Second only to Moliére as France’s greatest farcical writer, Georges Feydeau is known for his intricately intertwined door-slamming farces full of happy and hilarious coincidences. Marriages are put to the test, and usually survive despite the intended unfaithful spouse’s best intentions. Scripts like A Flea in Her Ear were written during the height of Feydeau’s powers and fame. Later in life, following a divorce and a decline in his health and fortunes, Feydeau’s tone changed. Insouciance was replaced by bitterness. Arizona Theatre Company offers the world premiere of artist-in-residence Geoff Hoyle’s translation and adaptation of five of Feydeau’s final one-acts that he has brought together into a short and slight evening of theatre entitled For Better or Worse. If you go expecting the slamming doors and fast-paced frivolity, you’ll be bitterly disappointed. If you go hoping for black humor and irony aplenty, you’ll be equally disappointed. What you will see if you go is a gifted comedian in Hoyle and several strong actors supporting doing everything they can to be funny without the material to support it. I am an easy laugher. I laugh at pretty much everything. In this shows hour and forty-five minutes (with a fifteen minute intermission), I laughed out loud a total of seven times. Most of the rest of the evening, I watched Hoyle and ensemble go through the paces of David Ira Goldstein’s appropriate blocking and try to invest humor in a lot of repetitions and slight circumstances. When one of the funniest moments involves a seven year old (an under challenged Roman Cratty-Lewis) tying his father’s guest’s (Jarion Monroe) shoes together, you know bottoms of barrels are being scraped.

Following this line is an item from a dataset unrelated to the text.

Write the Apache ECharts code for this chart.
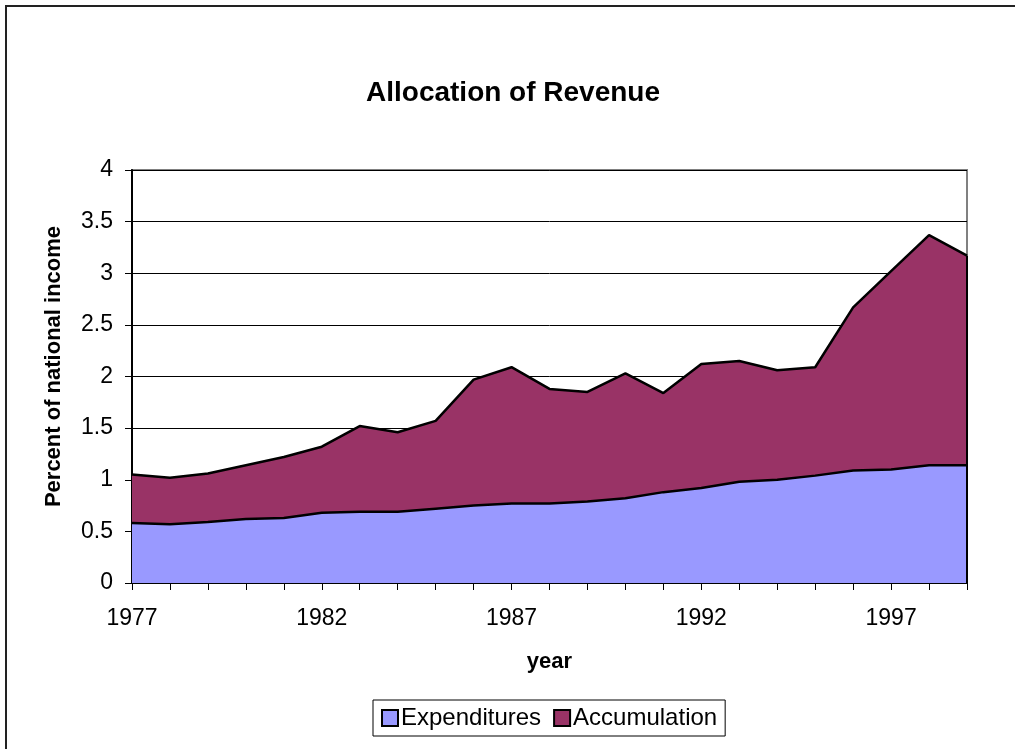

Set in Paris before WWI, the script follows the life of Bastion
(Hoyle) and Julie Follavoine (Sharon Lockwood) from their marriage through
the incidents surrounding her day of childbirth to a meeting eight years
later in which Bastion, a manufacturer of porcelain, attempts to sell unbreakable
chamber pots to the French army while his wife frets over their child’s
touch of constipation. Tepid comedic situations include things such as Gorgonzola
on spaghetti; slop buckets; stockings; lisping Spaniards; and mother in laws.
The darkness comes only from the fact that there’s no end to the negativity.
I can only recall one moment that I would consider clever. Unfortunately,
it lasts only for about three minutes. In the end, the actors are asked to
make an hour and a half of comedy out of twenty minutes of humor. It’s
a cruel expectation.
It’s especially cruel considering the amount of talent that is wasted here. Goldstein does his usual great job in coming up with bits with which his actors can work. Hoyle does a lot of dancing around and mugging and is funny when the material is there for him. Lockwood’s character is a one-note nag, but she and Hoyle pull off a few enjoyable moments together. Monroe’s Chouilloux has his funny moments, too, though there isn’t a lot of difference between this character and his previous ATC creation in The Underpants. Lynnda Ferguson does double duty as Julie’s mother and Chouilloux unfaithful wife, and while she’s all right in the former, there’s barely anything for her to do in the latter, and she’s listless for it. Amy Resnick plays two different maids, and the material she is given in the second act is atrocious. Richard Trujillo plays the lisping Spaniard, and gets as much humor as he can from this hackneyed role.
There may not be a lot to work with here, but the designers have created some wonderful work. Kent Dorsey’s Parisian living room is well-appointed, makes a clever transformation, and has a funny frame. David Kay Mickelson’s costumes are perfect in period and character. York Kennedy’s lighting captures all moods, although there are several cues that are very obvious and call attention to themselves unnecessarily. Brian Jerome Peterson’s sound design is flawless.
I am very disappointed with this offering. ATC has been so consistently great for so long, when something this underwhelming comes along, it stands out.